Problems with the I.R.S. could lead to tax penalties and revocation of tax-exempt status. But nonprofit groups engaging heavily in express advocacy could also run into issues with the Federal Election Commission. If the commission determines that a group’s “major purpose” is political, the group is required to register as a political committee and disclose its donors.
The commission’s three Republican members, however, are generally inclined to give these groups leeway, effectively deadlocking the commission because it is split along party lines, and a majority vote is required for it to act.
And in any event, any effective scrutiny would come after the election and well after anything can be done to change its outcome.

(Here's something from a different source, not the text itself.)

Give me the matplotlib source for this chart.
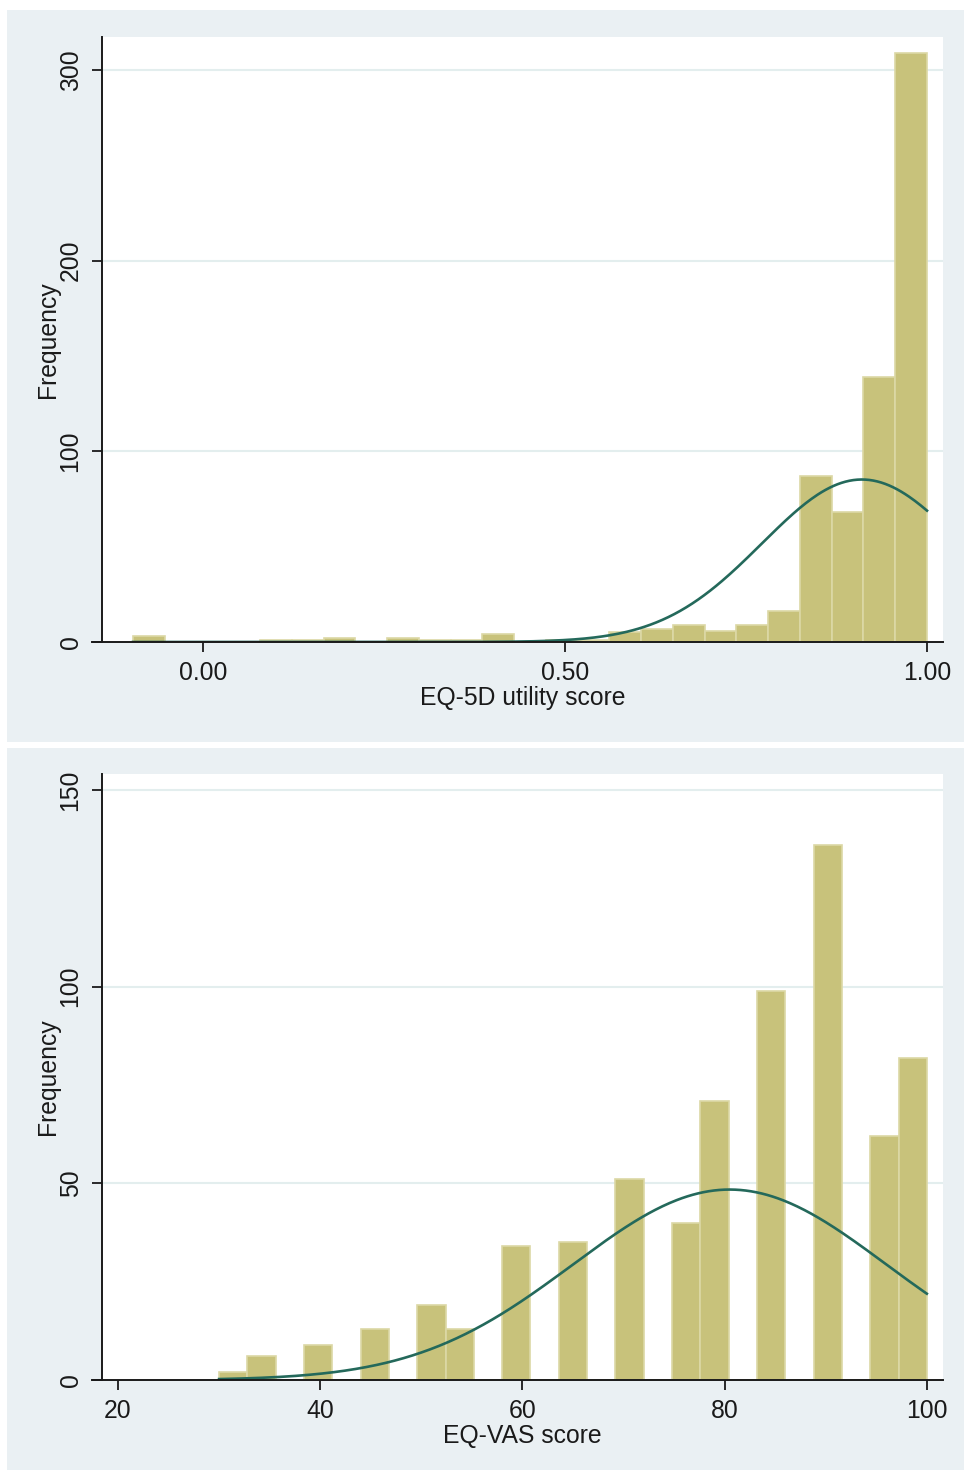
import matplotlib
matplotlib.use('Agg')
import matplotlib.pyplot as plt
import numpy as np
from matplotlib.patches import Rectangle

plt.rcParams['font.family'] = ['Liberation Sans', 'DejaVu Sans']

# EQ-5D utility score histogram (25 bins from -0.0967 to 1.00)
eq5d_lo, eq5d_hi = -0.0967, 1.0
eq5d_counts = [3, 0, 0, 0, 1, 1, 2, 0, 2, 1, 1, 4, 0, 1, 1,
               5, 7, 9, 6, 9, 16, 87, 68, 139, 309]
eq5d_mean, eq5d_sd = 0.91, 0.138
eq5d_xticks = [0.0, 0.5, 1.0]
eq5d_xticklabels = ['0.00', '0.50', '1.00']
eq5d_yticks = [0, 100, 200, 300]

# EQ-VAS score histogram (25 bins from 30 to 100)
vas_lo, vas_hi = 30, 100
vas_counts = [2, 6, 0, 9, 0, 13, 0, 19, 13, 0, 34, 0, 35, 0, 51,
              0, 40, 71, 0, 99, 0, 136, 0, 62, 82]
vas_mean, vas_sd = 80.5, 15.5
vas_xticks = [20, 40, 60, 80, 100]
vas_yticks = [0, 50, 100, 150]

BG = '#EAF0F3'
BAR = '#C8C27B'
BAR_EDGE = '#DCD8A6'
CURVE = '#24695B'
INK = '#1A1A1A'
FS = 17.8

W, H = 964, 1473
fig = plt.figure(figsize=(W / 100, H / 100), dpi=100)
fig.patch.set_facecolor('white')

# panel backgrounds (pixel boxes)
for (x0, y0, x1, y1) in [(7, 10, 964, 742), (7, 748, 964, 1470)]:
    fig.patches.append(Rectangle((x0 / W, 1 - y1 / H), (x1 - x0) / W, (y1 - y0) / H,
                                 transform=fig.transFigure, facecolor=BG,
                                 edgecolor='none', zorder=-5))


def hist_panel(ax, lo, hi, counts, mean, sd, xlim, ylim, xticks, xticklabels,
               yticks, xlabel):
    counts = np.array(counts)
    edges = np.linspace(lo, hi, len(counts) + 1)
    width = edges[1] - edges[0]
    ax.set_facecolor('white')
    ax.bar(edges[:-1], counts, width=width, align='edge', color=BAR,
           edgecolor=BAR_EDGE, linewidth=1.2, zorder=2)
    xs = np.linspace(lo, hi, 400)
    n = counts.sum()
    dens = n * width / (sd * np.sqrt(2 * np.pi)) * np.exp(-0.5 * ((xs - mean) / sd) ** 2)
    ax.plot(xs, dens, color=CURVE, linewidth=1.9, zorder=3)

    ax.set_xlim(*xlim)
    ax.set_ylim(*ylim)
    ax.set_xticks(xticks)
    ax.set_xticklabels(xticklabels)
    ax.set_yticks(yticks)
    ax.set_yticklabels([str(t) for t in yticks], rotation=90, va='center')
    for t in yticks[1:]:
        ax.axhline(t, color='#E3EEEE', linewidth=1.5, zorder=1)

    for s in ['top', 'right']:
        ax.spines[s].set_visible(False)
    for s in ['left', 'bottom']:
        ax.spines[s].set_color(INK)
        ax.spines[s].set_linewidth(1.4)
        ax.spines[s].set_zorder(4)
    ax.plot([-0.012, 0], [0, 0], transform=ax.transAxes, color=INK,
            linewidth=1.4, clip_on=False, zorder=4)
    ax.tick_params(axis='both', length=7, width=1.3, color=INK,
                   labelsize=FS, labelcolor=INK, pad=7)
    ax.tick_params(axis='y', pad=7)
    ax.set_xlabel(xlabel, fontsize=FS, color=INK, labelpad=0.5)
    ax.set_ylabel('Frequency', fontsize=FS, color=INK, labelpad=-1)


ax1 = fig.add_axes([102 / W, 1 - 642 / H, 841 / W, 605 / H])
hist_panel(ax1, eq5d_lo, eq5d_hi, eq5d_counts, eq5d_mean, eq5d_sd,
           (-0.1395, 1.0221), (0, 317.3), eq5d_xticks, eq5d_xticklabels,
           eq5d_yticks, 'EQ-5D utility score')

ax2 = fig.add_axes([102 / W, 1 - 1380 / H, 841 / W, 606 / H])
hist_panel(ax2, vas_lo, vas_hi, vas_counts, vas_mean, vas_sd,
           (18.42, 101.6), (0, 154.1), vas_xticks,
           [str(t) for t in vas_xticks], vas_yticks, 'EQ-VAS score')

fig.savefig('out.png', dpi=100)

The New York Times' Michael Luo has a clear explanation of what the limits are supposed to be as well a carefully drawn conclusion that only in the worst cases will illegal spending get any real scrutiny. The IRS is lenient and their rules leave plenty of room for debate. The FEC is, well, feckless and politicized. A Republican Congress isn't about to investigate. The people will be left, once again, with the certainty that Washington is betraying them.
Other spending reports show a Democratic party testing the limits in its own way... well, sort of. The Hill presents this as a counter to the attack on Republicans for accepting foreign influence and money. Republican are calling that attack hypocritical, looking for equivalency between Republican and Democratic funding sources. That's a stretch. See what you think.

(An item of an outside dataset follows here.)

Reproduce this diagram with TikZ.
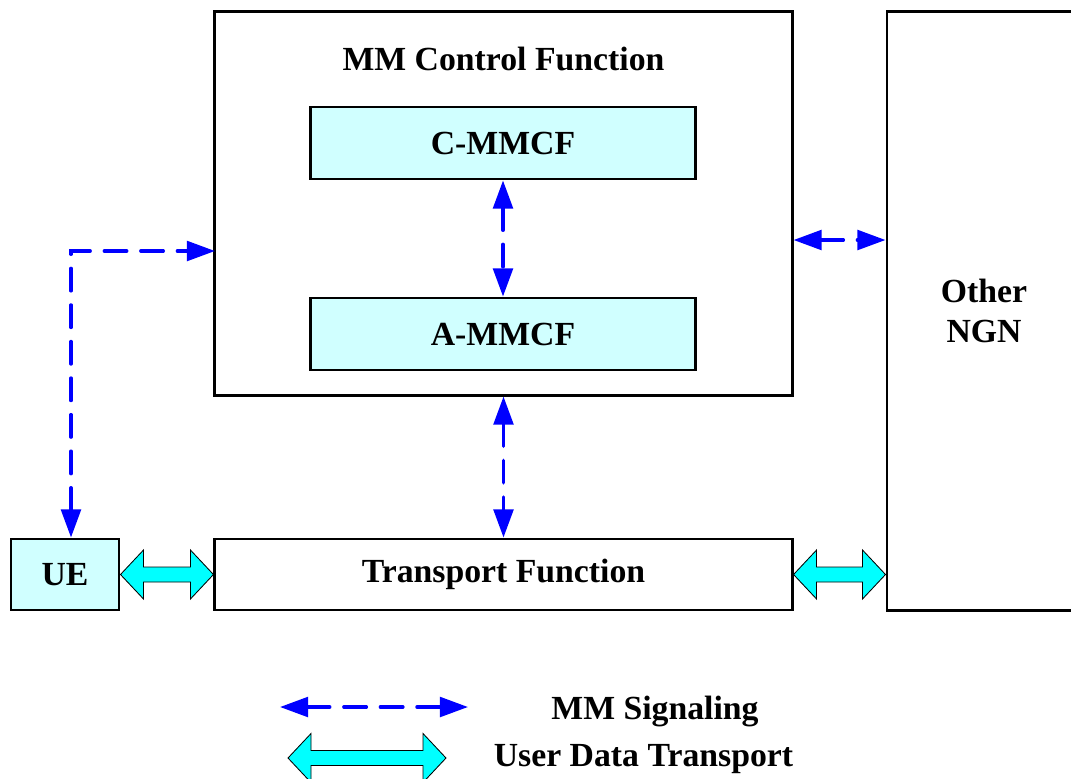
\documentclass[tikz,border=0pt]{standalone}
\usepackage{fontspec}
\setmainfont{Liberation Serif}
\usetikzlibrary{arrows.meta,calc}

\definecolor{mmcyan}{RGB}{208,255,255}
\definecolor{datacyan}{RGB}{0,255,255}
\definecolor{sigblue}{RGB}{0,0,255}

% wide two-headed block arrow between two points
\newcommand{\dataarrow}[2]{%
  \draw[data] (#1) -- ($(#1)+(23,-24.5)$) -- ($(#1)+(23,-7.5)$) -- ($(#2)+(-23,-7.5)$)
    -- ($(#2)+(-23,-24.5)$) -- (#2) -- ($(#2)+(-23,24.5)$) -- ($(#2)+(-23,7.5)$)
    -- ($(#1)+(23,7.5)$) -- ($(#1)+(23,24.5)$) -- cycle;}

\begin{document}
\begin{tikzpicture}[x=0.025cm, y=-0.025cm,
  box/.style={rectangle, draw=black, line width=2.1pt, inner sep=0pt},
  txt/.style={font=\bfseries\fontsize{24}{28}\selectfont},
  sig/.style={draw=sigblue, line width=2.4pt, dash pattern=on 16pt off 10pt, line cap=round,
    {Triangle[length=20pt,width=14pt]}-{Triangle[length=20pt,width=14pt]}},
  data/.style={fill=datacyan, draw=black, line width=0.6pt, line join=miter}]

  \useasboundingbox (0,0) rectangle (1071,778);

  % main blocks
  \node[box, minimum width=14.425cm, minimum height=9.575cm] (mmcf) at (503.5,203.5) {};
  \node[txt] (mmtitle) at (503.5,59) {MM Control Function};
  \node[box, txt, fill=mmcyan, minimum width=9.6cm, minimum height=1.8cm] (cmm) at (503,143) {C-MMCF};
  \node[box, txt, fill=mmcyan, minimum width=9.6cm, minimum height=1.8cm] (amm) at (503,334) {A-MMCF};

  \node[box, txt, minimum width=14.425cm, minimum height=1.775cm] (tf) at (503.5,574.5) {\raisebox{-3pt}{Transport Function}};
  \node[box, txt, fill=mmcyan, minimum width=2.7cm, minimum height=1.775cm] (ue) at (65,574.5) {UE};
  \node[box, txt, align=center, minimum width=4.85cm, minimum height=14.95cm] (ngn) at (984,311) {Other\\NGN};

  % signaling
  \coordinate (mmin) at (215,251);
  \draw[sig] ([xshift=0.15cm]ue.north) |- (mmin);
  \draw[sig] (cmm.south) -- (amm.north);
  \draw[sig] (mmcf.south) -- (tf.north);
  \draw[sig] (mmcf.east |- 0,240) -- (ngn.west |- 0,240);

  % user data
  \dataarrow{ue.east}{tf.west}
  \dataarrow{tf.east}{ngn.west |- tf.east}

  % legend
  \coordinate (sigl) at (280,707);
  \coordinate (sigr) at (468,707);
  \draw[sig] (sigl) -- (sigr);
  \node[txt] (sigtxt) at (655,712) {\raisebox{-3pt}{MM Signaling}};
  \coordinate (datl) at (288,758);
  \coordinate (datr) at (446,758);
  \dataarrow{datl}{datr}
  \node[txt] (dattxt) at (643.5,759) {User Data Transport};

\end{tikzpicture}
\end{document}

House and Senate Democrats have received approximately $1.02 million this cycle from such PACs, according to an analysis compiled for The Hill by the Center for Responsive Politics. House and Senate GOP leaders have taken almost $510,000 from PACs on the same list.
The PACS are funded entirely by contributions from U.S. employees of subsidiaries of foreign companies. All of the contributions are made public under Federal Elections Commission rules, and the PACs affiliated with the subsidiaries of foreign corporations are governed by the same rules that American firms' PACs or other PACs would face.
"This is not foreign money per-se, but these PACs are certainly populated by people who work for foreign companies," said Dave Levinthal, a spokesman for the Center for Responsive Politics.
Well, "not foreign money per se" seems to be the closer. Unions are beefing up their contributions to Democrats now that the party seems to be in big trouble.